How Many EMTs Does it Take to Rescue a Bluff Jumper?

First of all, read this news story. It involves my alma mater, Concordia University Wisconsin.

When I was in school, one of our favorite activities to do on a lazy winter afternoon (when it wasn't too cold, or too windy, or snowing, or mysteriously foggy) was something we called "bluff jumping." It was best after a fresh deep snow, as this created the cushion needed to create a pillow-like effect that prevented dread accidents like the one described in the story.

Bluff jumping, like most college activities, was both ill-advised and exhilarating. Allow me to set the scene: Along the entire East side of the CUW campus there is a bluff that overlooks Lake Michigan. This bluff was very steep (a lot steeper than it is now, I hear) and stretched approx. 350 feet down to the beach below. Our mission was to find a very steep and very clear portion of the bluff, so that we could have a fun and clear slide when we eventually landed. Most of the time we used a cleared-out section near all the parking lots and stuff, where a makeshift hiking trail had been constructed by students that had come before us.* It was clear, and the snow fell in white blankets, 2 feet deep at least by the time January rolled around.

What you would do when you "bluff jumped" was simple: Dress in winter clothes from head to toe (very important) and either take a running start or just dead-jump off the side of the bluff. Not exciting, you say? Well, the main excitement came from the fact that the bluff was so steep that you could not see the ground beneath the lip of the bluff. You had to take it on faith that the ground was actually there. By all appearances, you were jumping off the side of a 90 degree cliff to your death. Even though you know the snowy pillow is down there, it's still insane, because you're jumping blind.

So you've just jumped and you're flying through the air an unreasonably long time, possibly flailing your arms because its fun. When your parabolic trajectory crossed the bluff's steep decline, you would glide into a pile of snow and slide another 20 feet or so because fluffy snow is not the most effective braking system in the world. When you finally stop, your heart is racing and there's mud and snow down your pants and up your shirt, and in all sorts of other funny places. You lay there a long time, not wanting to move (because you know you somehow have to make it back up the snow-covered bluff, and you're not looking forward to the effort). When you finally decide to get up, you get as much of the snow off of your bare skin as possible and take the 5-minute trip back up to the top of the bluff, being careful not to slip on any icy patches. Then you go back to your room, put the clothes in the bathtub, and have some hot cocoa because you are cold and that was awesome.
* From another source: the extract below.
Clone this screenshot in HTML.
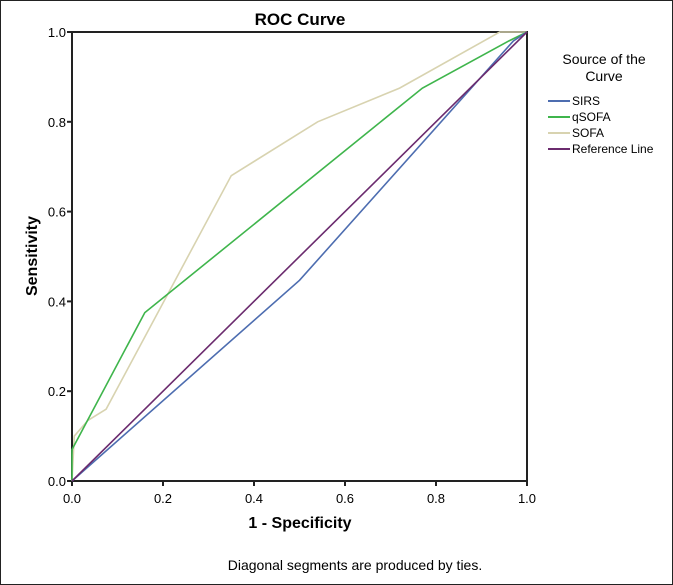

People also would do "bluff sledding," stealing the trays from the cafeteria and using them to slide down the steep hill. This may have been the faster way, and probably was the more dangerous way(as evidenced by the above story), but it was no substitute for propelling yourself off a cliff and landing in a pile of snow. There's no sense of flight or style in bluff-sledding. Plus, if the mulletted cafeteria worker spots you stealing a tray, you'll be on cleanup duty for a week.

*Truthfully, the path had to be constructed and re-constructed every year because of bluff erosion, a process that led to us coming back from every summer break and noticing the bluff was a few feet closer to the campus than it was before.